Short exercise:
Copy out exactly the lines spanning the line with "Write a component" to the line with "Chart.register(...registerables);", inclusive, from the data underneath, with no pictures.

Dataset start

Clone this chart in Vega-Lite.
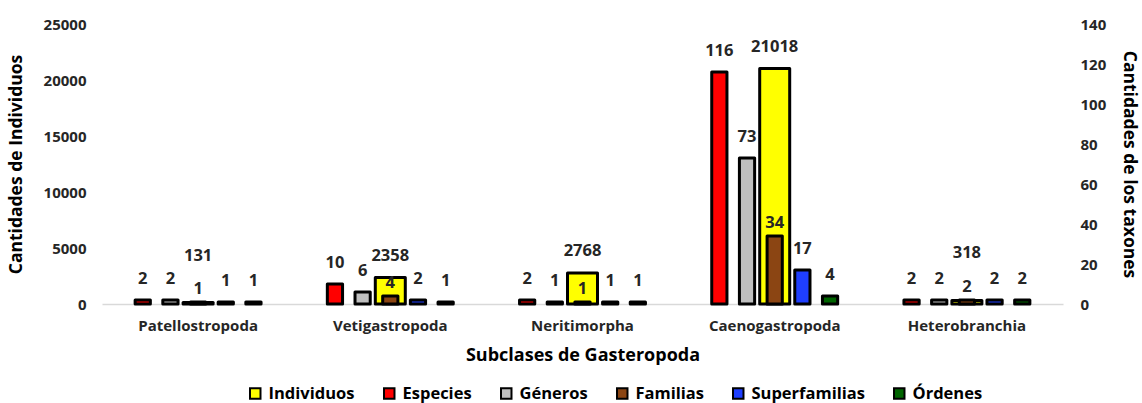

Dataset end
Dataset start

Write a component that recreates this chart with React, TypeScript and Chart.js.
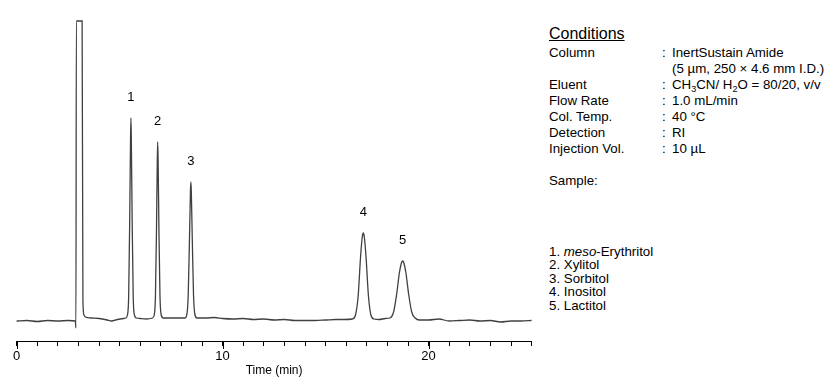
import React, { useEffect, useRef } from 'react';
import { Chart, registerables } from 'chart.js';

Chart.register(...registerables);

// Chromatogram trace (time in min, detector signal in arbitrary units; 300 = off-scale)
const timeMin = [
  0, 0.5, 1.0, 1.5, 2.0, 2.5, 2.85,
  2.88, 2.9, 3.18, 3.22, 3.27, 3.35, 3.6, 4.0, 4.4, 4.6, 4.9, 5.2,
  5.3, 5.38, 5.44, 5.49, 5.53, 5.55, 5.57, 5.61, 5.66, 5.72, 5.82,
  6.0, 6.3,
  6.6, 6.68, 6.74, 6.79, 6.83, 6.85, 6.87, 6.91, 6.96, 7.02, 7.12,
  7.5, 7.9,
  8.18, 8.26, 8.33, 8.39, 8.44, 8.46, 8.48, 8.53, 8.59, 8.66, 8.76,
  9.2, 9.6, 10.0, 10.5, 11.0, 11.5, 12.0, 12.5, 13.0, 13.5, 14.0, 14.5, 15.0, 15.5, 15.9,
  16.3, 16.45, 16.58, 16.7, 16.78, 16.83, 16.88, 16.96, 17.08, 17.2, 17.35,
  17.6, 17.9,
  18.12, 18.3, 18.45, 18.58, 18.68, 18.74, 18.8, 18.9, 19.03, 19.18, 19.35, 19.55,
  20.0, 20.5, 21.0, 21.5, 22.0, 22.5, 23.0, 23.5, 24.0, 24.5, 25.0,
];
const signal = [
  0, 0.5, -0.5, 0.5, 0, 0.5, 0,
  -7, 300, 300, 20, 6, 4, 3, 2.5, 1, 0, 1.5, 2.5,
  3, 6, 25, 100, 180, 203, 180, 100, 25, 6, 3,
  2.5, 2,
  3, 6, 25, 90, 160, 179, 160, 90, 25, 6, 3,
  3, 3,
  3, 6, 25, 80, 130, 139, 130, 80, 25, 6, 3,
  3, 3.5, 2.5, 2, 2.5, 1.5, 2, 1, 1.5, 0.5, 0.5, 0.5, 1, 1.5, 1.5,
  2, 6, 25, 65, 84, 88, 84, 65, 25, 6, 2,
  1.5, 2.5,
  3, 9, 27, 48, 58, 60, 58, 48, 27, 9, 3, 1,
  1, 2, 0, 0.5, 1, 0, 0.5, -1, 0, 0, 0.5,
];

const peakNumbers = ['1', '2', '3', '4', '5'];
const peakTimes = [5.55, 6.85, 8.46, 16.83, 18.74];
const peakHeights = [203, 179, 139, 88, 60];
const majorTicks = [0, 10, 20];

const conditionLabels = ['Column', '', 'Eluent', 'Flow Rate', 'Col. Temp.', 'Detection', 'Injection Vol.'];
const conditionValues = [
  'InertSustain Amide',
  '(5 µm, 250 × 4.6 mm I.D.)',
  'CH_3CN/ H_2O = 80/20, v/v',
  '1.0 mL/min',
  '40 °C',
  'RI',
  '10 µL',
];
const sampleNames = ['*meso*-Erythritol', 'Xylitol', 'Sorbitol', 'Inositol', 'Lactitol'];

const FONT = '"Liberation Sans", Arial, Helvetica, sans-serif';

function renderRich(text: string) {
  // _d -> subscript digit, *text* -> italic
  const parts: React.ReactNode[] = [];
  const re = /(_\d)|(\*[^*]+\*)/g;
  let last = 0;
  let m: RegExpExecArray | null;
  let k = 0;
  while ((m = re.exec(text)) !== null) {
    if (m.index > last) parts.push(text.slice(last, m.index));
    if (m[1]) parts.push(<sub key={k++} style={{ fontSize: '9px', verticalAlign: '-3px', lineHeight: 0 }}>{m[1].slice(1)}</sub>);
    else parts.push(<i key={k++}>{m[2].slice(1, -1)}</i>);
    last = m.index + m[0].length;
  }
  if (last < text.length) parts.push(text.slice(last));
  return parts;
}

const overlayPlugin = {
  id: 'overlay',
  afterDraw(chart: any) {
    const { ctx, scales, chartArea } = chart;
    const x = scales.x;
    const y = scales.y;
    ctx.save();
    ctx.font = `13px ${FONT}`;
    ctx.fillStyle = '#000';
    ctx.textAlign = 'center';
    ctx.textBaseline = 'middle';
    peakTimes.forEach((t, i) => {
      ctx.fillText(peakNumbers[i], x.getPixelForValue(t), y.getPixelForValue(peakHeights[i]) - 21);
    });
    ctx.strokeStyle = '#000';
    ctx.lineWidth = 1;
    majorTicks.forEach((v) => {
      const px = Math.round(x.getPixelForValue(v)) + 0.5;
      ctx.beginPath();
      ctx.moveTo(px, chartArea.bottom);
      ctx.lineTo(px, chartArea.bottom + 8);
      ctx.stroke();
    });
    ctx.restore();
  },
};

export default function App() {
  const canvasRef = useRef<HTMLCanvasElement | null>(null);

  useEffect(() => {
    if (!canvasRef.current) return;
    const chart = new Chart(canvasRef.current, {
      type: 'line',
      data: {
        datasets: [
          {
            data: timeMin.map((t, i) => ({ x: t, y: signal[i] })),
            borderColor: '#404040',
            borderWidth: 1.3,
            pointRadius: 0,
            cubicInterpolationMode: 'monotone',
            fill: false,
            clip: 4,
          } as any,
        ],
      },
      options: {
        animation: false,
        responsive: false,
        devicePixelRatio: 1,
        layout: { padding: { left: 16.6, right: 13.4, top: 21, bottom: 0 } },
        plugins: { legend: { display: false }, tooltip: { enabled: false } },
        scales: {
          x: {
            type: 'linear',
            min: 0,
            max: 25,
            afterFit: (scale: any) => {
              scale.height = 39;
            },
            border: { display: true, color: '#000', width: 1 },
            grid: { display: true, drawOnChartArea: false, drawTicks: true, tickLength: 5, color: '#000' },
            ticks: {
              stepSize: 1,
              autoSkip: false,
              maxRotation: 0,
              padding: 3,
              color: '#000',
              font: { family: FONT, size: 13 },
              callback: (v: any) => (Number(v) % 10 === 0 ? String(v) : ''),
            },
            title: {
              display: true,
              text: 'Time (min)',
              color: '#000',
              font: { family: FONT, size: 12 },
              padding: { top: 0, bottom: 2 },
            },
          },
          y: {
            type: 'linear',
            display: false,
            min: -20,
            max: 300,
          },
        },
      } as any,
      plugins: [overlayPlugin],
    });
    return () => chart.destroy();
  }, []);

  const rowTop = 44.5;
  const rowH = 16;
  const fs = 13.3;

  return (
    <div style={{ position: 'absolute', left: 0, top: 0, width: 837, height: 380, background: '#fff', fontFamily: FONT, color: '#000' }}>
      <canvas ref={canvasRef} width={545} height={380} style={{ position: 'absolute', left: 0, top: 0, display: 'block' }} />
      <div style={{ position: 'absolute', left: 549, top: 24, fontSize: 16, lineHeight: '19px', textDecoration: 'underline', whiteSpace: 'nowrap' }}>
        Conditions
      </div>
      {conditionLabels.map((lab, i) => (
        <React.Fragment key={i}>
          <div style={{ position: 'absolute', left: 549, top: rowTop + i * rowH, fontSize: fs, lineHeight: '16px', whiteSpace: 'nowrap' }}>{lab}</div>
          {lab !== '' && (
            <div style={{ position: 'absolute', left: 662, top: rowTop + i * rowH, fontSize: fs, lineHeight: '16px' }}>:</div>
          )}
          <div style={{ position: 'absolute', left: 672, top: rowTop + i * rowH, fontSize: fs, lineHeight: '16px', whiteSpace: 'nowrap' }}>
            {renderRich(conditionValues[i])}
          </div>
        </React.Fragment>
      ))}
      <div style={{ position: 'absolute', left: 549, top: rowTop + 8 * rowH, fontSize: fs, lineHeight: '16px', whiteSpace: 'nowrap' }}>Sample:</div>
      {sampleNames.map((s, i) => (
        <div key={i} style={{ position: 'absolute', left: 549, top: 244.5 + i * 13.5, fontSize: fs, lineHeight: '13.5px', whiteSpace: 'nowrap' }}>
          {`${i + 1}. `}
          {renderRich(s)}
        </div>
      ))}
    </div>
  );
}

Dataset end
Dataset start

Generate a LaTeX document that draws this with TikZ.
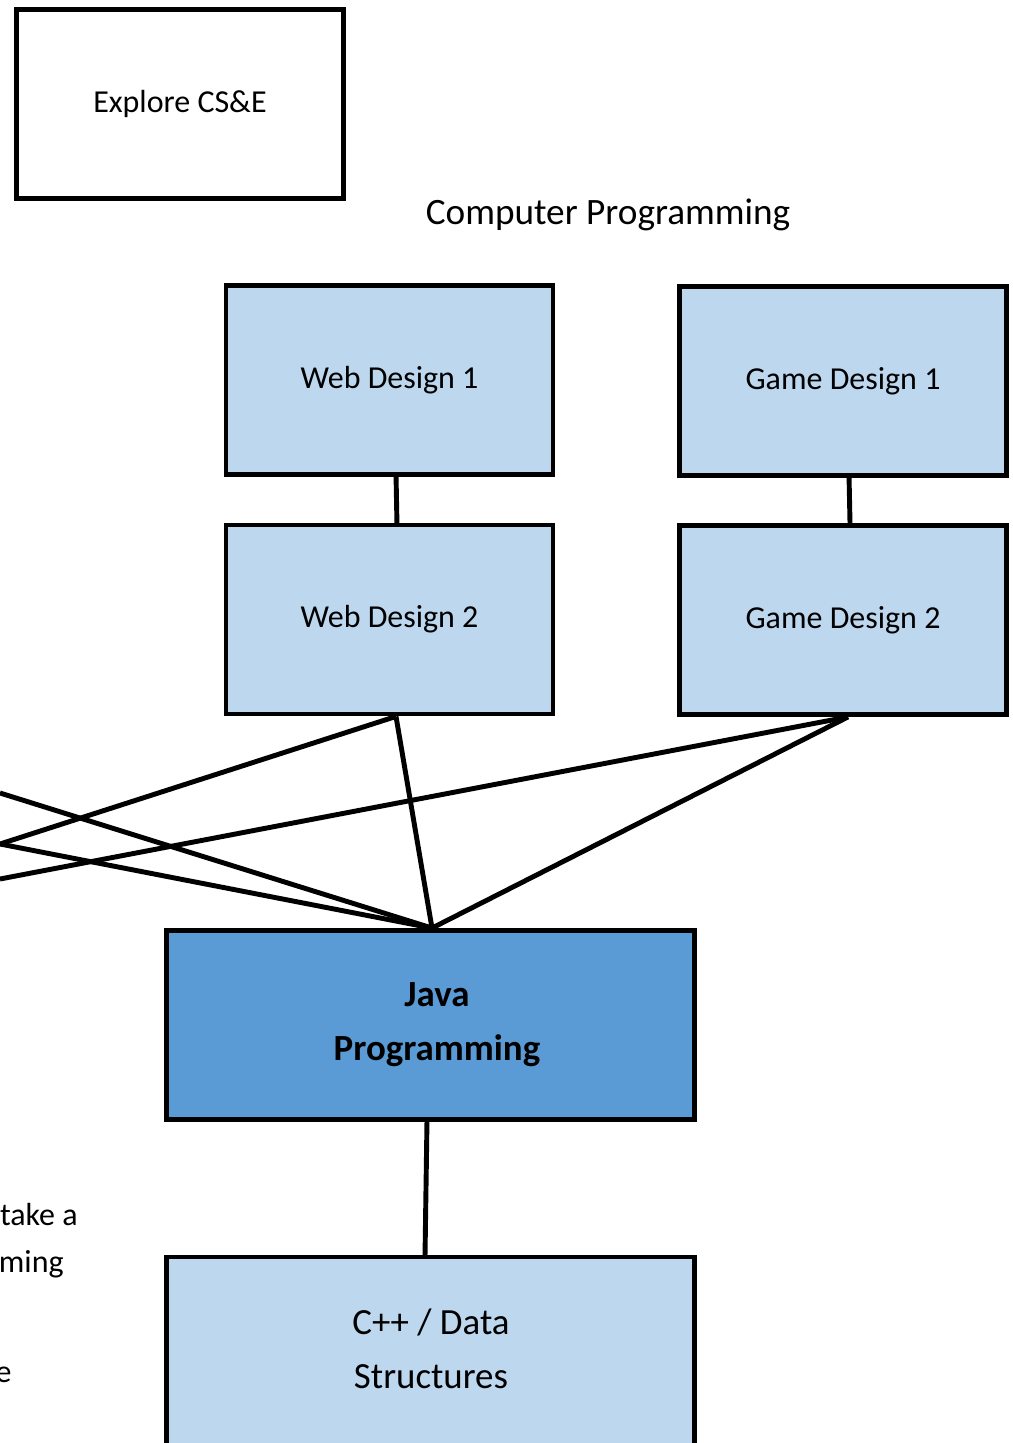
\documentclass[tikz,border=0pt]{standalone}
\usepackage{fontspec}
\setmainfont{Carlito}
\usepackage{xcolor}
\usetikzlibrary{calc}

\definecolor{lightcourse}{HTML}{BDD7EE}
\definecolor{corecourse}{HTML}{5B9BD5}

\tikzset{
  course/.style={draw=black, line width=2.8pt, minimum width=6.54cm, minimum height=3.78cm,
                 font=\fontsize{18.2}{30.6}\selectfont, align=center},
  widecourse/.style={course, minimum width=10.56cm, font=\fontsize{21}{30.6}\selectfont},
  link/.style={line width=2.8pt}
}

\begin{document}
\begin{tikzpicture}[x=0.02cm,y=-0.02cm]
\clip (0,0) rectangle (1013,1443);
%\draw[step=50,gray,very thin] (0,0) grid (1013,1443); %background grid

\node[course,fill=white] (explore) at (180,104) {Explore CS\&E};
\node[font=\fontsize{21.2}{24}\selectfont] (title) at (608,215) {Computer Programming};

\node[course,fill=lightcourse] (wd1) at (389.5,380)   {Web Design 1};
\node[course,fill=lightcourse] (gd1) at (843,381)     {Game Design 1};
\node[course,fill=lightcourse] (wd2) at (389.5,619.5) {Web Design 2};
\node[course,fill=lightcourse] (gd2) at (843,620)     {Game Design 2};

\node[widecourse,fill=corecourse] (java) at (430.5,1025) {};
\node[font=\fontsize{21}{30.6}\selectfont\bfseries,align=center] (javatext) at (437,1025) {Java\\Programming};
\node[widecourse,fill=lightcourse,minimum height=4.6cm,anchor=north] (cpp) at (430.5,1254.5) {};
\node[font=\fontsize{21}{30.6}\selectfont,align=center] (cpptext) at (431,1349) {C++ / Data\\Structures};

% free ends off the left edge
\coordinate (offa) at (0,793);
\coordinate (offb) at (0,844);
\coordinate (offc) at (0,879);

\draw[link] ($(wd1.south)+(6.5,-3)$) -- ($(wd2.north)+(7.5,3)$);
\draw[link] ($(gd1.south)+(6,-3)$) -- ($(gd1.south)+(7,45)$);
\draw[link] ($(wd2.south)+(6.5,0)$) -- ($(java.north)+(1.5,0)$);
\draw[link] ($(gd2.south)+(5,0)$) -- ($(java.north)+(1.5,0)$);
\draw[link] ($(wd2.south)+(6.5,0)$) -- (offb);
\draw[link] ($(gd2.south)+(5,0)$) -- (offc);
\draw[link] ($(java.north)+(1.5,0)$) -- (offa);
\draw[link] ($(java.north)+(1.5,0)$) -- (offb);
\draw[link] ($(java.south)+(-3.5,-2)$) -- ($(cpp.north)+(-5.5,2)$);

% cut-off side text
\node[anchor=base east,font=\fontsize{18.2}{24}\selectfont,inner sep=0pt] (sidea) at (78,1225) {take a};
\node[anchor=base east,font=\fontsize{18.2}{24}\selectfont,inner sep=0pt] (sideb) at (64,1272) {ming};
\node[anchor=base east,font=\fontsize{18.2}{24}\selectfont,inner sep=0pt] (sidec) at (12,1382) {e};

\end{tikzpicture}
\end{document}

Dataset end

Result:
Write a component that recreates this chart with React, TypeScript and Chart.js.
import React, { useEffect, useRef } from 'react';
import { Chart, registerables } from 'chart.js';

Chart.register(...registerables);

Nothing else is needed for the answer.